## What to do
Copy all lines below exactly as written. Leave pictures out.

## Information supplied
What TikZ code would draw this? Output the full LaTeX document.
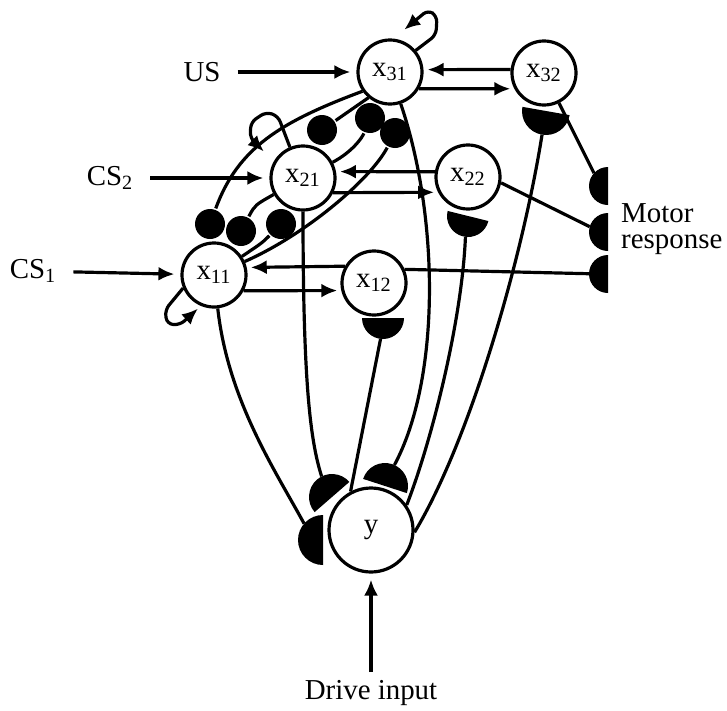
\documentclass[tikz,border=0pt]{standalone}
\usepackage{fontspec}
\setmainfont{Liberation Serif}
\usetikzlibrary{arrows.meta,shapes.geometric}
\tikzset{
    neuron/.style={circle,draw,fill=white,minimum size=32bp,inner sep=0pt},
    inhib/.style={circle,fill=black,minimum size=15bp,inner sep=0pt},
    modul/.style={semicircle,fill=black,inner sep=0pt,outer sep=0pt,minimum height=0pt,anchor=chord center},
    dedge/.style={->,> = {Latex[length=8bp,width=7bp]}},
    edge/.style={-,draw=black},
    input/.style={->,> = {Latex[length=8bp,width=7bp]}, shorten <=4.5bp, shorten >=3bp},
    loopy/.style={->,> = {Latex[length=8bp,width=7bp]}, rounded corners=3bp},
}

\begin{document}
\begin{tikzpicture}[x=0.5bp,y=0.5bp,line width=1.6pt,font=\fontsize{14.5}{17}\selectfont]
    \useasboundingbox (0,0) rectangle (727,-711);
    % neurons
    \node[neuron] (x31) at (390,-72) {x\textsubscript{31}};
    \node[neuron] (x32) at (544,-73) {x\textsubscript{32}};
    \node[neuron] (x21) at (303,-178) {x\textsubscript{21}};
    \node[neuron] (x22) at (468,-177) {x\textsubscript{22}};
    \node[neuron] (x11) at (214,-275) {x\textsubscript{11}};
    \node[neuron] (x12) at (374,-283) {x\textsubscript{12}};
    \node[neuron,minimum size=42bp] (y) at (371,-530) {y};
    % inputs and output
    \node (us) at (202,-72) {US};
    \node (cs2) at (110,-178) {CS\textsubscript{2}};
    \node (cs1) at (33,-271) {CS\textsubscript{1}};
    \node (drive) at (371,-693) {Drive input};
    \node[anchor=west,align=left,font=\fontsize{14.5}{13}\selectfont] (motor) at (613,-229) {Motor\\response};
    % inhibitory synapses
    \node[inhib] (i31to21) at (322,-130) {};
    \node[inhib] (i21to31) at (370,-118) {};
    \node[inhib] (i11to31) at (395,-133) {};
    \node[inhib] (i31to11) at (210,-224) {};
    \node[inhib] (i21to11) at (241,-231) {};
    \node[inhib] (i11to21) at (281,-224) {};
    % modulatory synapses
    \node[modul,minimum width=25bp,rotate=90] (m11y) at (323,-540) {};
    \node[modul,minimum width=23bp,rotate=41] (m21y) at (332,-497) {};
    \node[modul,minimum width=23bp,rotate=-18] (m31y) at (385,-486) {};
    \node[modul,minimum width=21bp,rotate=180] (my12) at (383,-318) {};
    \node[modul,minimum width=21bp,rotate=166] (my22) at (468,-216) {};
    \node[modul,minimum width=24bp,rotate=170] (my32) at (546,-111) {};
    \node[modul,minimum width=19bp,rotate=90] (mo32) at (608,-186) {};
    \node[modul,minimum width=19bp,rotate=90] (mo22) at (608,-232) {};
    \node[modul,minimum width=19bp,rotate=90] (mo12) at (608,-274) {};
    % input arrows
    \draw[input] (us) -- (x31);
    \draw[input] (cs2) -- (x21);
    \draw[input] (cs1) -- (x11);
    \draw[dedge, shorten >=3bp] (drive) -- (y);
    % lateral arrows
    \draw[dedge, shorten >=2bp] (x31.-30) -- (x32.208);
    \draw[dedge, shorten >=2bp] (x32.174) -- (x31.4);
    \draw[dedge, shorten >=2bp] (x21.-26) -- (x22.207);
    \draw[dedge, shorten >=2bp] (x22.171) -- (x21.11);
    \draw[dedge, shorten >=2bp] (x11.-28) -- (x12.193);
    \draw[dedge, shorten >=2bp] (x12.150) -- (x11.13);
    % self loops
    \draw[loopy, shorten >=7bp] (x31.40) -- (436,-35) -- (437,-16) -- (428,-10) -- (x31.84);
    \draw[loopy, shorten >=7bp] (x21.113) -- (278,-116) -- (266,-112) -- (251,-122) -- (250,-138) -- (x21.150);
    \draw[loopy, shorten >=2bp] (x11.203) -- (165,-310) -- (167,-324) -- (180,-325) -- (x11.247);
    % inhibitory links
    \draw[edge] (x31.230) -- (i31to21);
    \draw[edge] (x21) .. controls (352,-152) and (362,-138) .. (i21to31);
    \draw[edge] (x11) .. controls (305,-235) and (370,-180) .. (i11to31);
    \draw[edge] (x31.215) .. controls (280,-122) and (238,-148) .. (i31to11);
    \draw[edge] (x21) .. controls (255,-205) .. (i21to11);
    \draw[edge] (x11) .. controls (262,-243) .. (i11to21);
    % modulatory links
    \draw[edge] (x11) .. controls (228,-400) and (275,-470) .. (m11y);
    \draw[edge] (x21) .. controls (303,-380) and (310,-440) .. (m21y);
    \draw[edge] (x31) .. controls (440,-220) and (440,-380) .. (m31y);
    \draw[edge] (y.118) -- (my12);
    \draw[edge] (y.35) .. controls (432,-440) and (462,-320) .. (my22);
    \draw[edge] (y.-3) .. controls (470,-440) and (522,-260) .. (my32);
    % motor response
    \draw[edge] (x32) -- (mo32);
    \draw[edge] (x22.-10) -- (mo22);
    \draw[edge] (x12.24) -- (mo12);
\end{tikzpicture}
\end{document}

## Task result
What TikZ code would draw this? Output the full LaTeX document.
\documentclass[tikz,border=0pt]{standalone}
\usepackage{fontspec}
\setmainfont{Liberation Serif}
\usetikzlibrary{arrows.meta,shapes.geometric}
\tikzset{
    neuron/.style={circle,draw,fill=white,minimum size=32bp,inner sep=0pt},
    inhib/.style={circle,fill=black,minimum size=15bp,inner sep=0pt},
    modul/.style={semicircle,fill=black,inner sep=0pt,outer sep=0pt,minimum height=0pt,anchor=chord center},
    dedge/.style={->,> = {Latex[length=8bp,width=7bp]}},
    edge/.style={-,draw=black},
    input/.style={->,> = {Latex[length=8bp,width=7bp]}, shorten <=4.5bp, shorten >=3bp},
    loopy/.style={->,> = {Latex[length=8bp,width=7bp]}, rounded corners=3bp},
}

\begin{document}
\begin{tikzpicture}[x=0.5bp,y=0.5bp,line width=1.6pt,font=\fontsize{14.5}{17}\selectfont]
    \useasboundingbox (0,0) rectangle (727,-711);
    % neurons
    \node[neuron] (x31) at (390,-72) {x\textsubscript{31}};
    \node[neuron] (x32) at (544,-73) {x\textsubscript{32}};
    \node[neuron] (x21) at (303,-178) {x\textsubscript{21}};
    \node[neuron] (x22) at (468,-177) {x\textsubscript{22}};
    \node[neuron] (x11) at (214,-275) {x\textsubscript{11}};
    \node[neuron] (x12) at (374,-283) {x\textsubscript{12}};
    \node[neuron,minimum size=42bp] (y) at (371,-530) {y};
    % inputs and output
    \node (us) at (202,-72) {US};
    \node (cs2) at (110,-178) {CS\textsubscript{2}};
    \node (cs1) at (33,-271) {CS\textsubscript{1}};
    \node (drive) at (371,-693) {Drive input};
    \node[anchor=west,align=left,font=\fontsize{14.5}{13}\selectfont] (motor) at (613,-229) {Motor\\response};
    % inhibitory synapses
    \node[inhib] (i31to21) at (322,-130) {};
    \node[inhib] (i21to31) at (370,-118) {};
    \node[inhib] (i11to31) at (395,-133) {};
    \node[inhib] (i31to11) at (210,-224) {};
    \node[inhib] (i21to11) at (241,-231) {};
    \node[inhib] (i11to21) at (281,-224) {};
    % modulatory synapses
    \node[modul,minimum width=25bp,rotate=90] (m11y) at (323,-540) {};
    \node[modul,minimum width=23bp,rotate=41] (m21y) at (332,-497) {};
    \node[modul,minimum width=23bp,rotate=-18] (m31y) at (385,-486) {};
    \node[modul,minimum width=21bp,rotate=180] (my12) at (383,-318) {};
    \node[modul,minimum width=21bp,rotate=166] (my22) at (468,-216) {};
    \node[modul,minimum width=24bp,rotate=170] (my32) at (546,-111) {};
    \node[modul,minimum width=19bp,rotate=90] (mo32) at (608,-186) {};
    \node[modul,minimum width=19bp,rotate=90] (mo22) at (608,-232) {};
    \node[modul,minimum width=19bp,rotate=90] (mo12) at (608,-274) {};
    % input arrows
    \draw[input] (us) -- (x31);
    \draw[input] (cs2) -- (x21);
    \draw[input] (cs1) -- (x11);
    \draw[dedge, shorten >=3bp] (drive) -- (y);
    % lateral arrows
    \draw[dedge, shorten >=2bp] (x31.-30) -- (x32.208);
    \draw[dedge, shorten >=2bp] (x32.174) -- (x31.4);
    \draw[dedge, shorten >=2bp] (x21.-26) -- (x22.207);
    \draw[dedge, shorten >=2bp] (x22.171) -- (x21.11);
    \draw[dedge, shorten >=2bp] (x11.-28) -- (x12.193);
    \draw[dedge, shorten >=2bp] (x12.150) -- (x11.13);
    % self loops
    \draw[loopy, shorten >=7bp] (x31.40) -- (436,-35) -- (437,-16) -- (428,-10) -- (x31.84);
    \draw[loopy, shorten >=7bp] (x21.113) -- (278,-116) -- (266,-112) -- (251,-122) -- (250,-138) -- (x21.150);
    \draw[loopy, shorten >=2bp] (x11.203) -- (165,-310) -- (167,-324) -- (180,-325) -- (x11.247);
    % inhibitory links
    \draw[edge] (x31.230) -- (i31to21);
    \draw[edge] (x21) .. controls (352,-152) and (362,-138) .. (i21to31);
    \draw[edge] (x11) .. controls (305,-235) and (370,-180) .. (i11to31);
    \draw[edge] (x31.215) .. controls (280,-122) and (238,-148) .. (i31to11);
    \draw[edge] (x21) .. controls (255,-205) .. (i21to11);
    \draw[edge] (x11) .. controls (262,-243) .. (i11to21);
    % modulatory links
    \draw[edge] (x11) .. controls (228,-400) and (275,-470) .. (m11y);
    \draw[edge] (x21) .. controls (303,-380) and (310,-440) .. (m21y);
    \draw[edge] (x31) .. controls (440,-220) and (440,-380) .. (m31y);
    \draw[edge] (y.118) -- (my12);
    \draw[edge] (y.35) .. controls (432,-440) and (462,-320) .. (my22);
    \draw[edge] (y.-3) .. controls (470,-440) and (522,-260) .. (my32);
    % motor response
    \draw[edge] (x32) -- (mo32);
    \draw[edge] (x22.-10) -- (mo22);
    \draw[edge] (x12.24) -- (mo12);
\end{tikzpicture}
\end{document}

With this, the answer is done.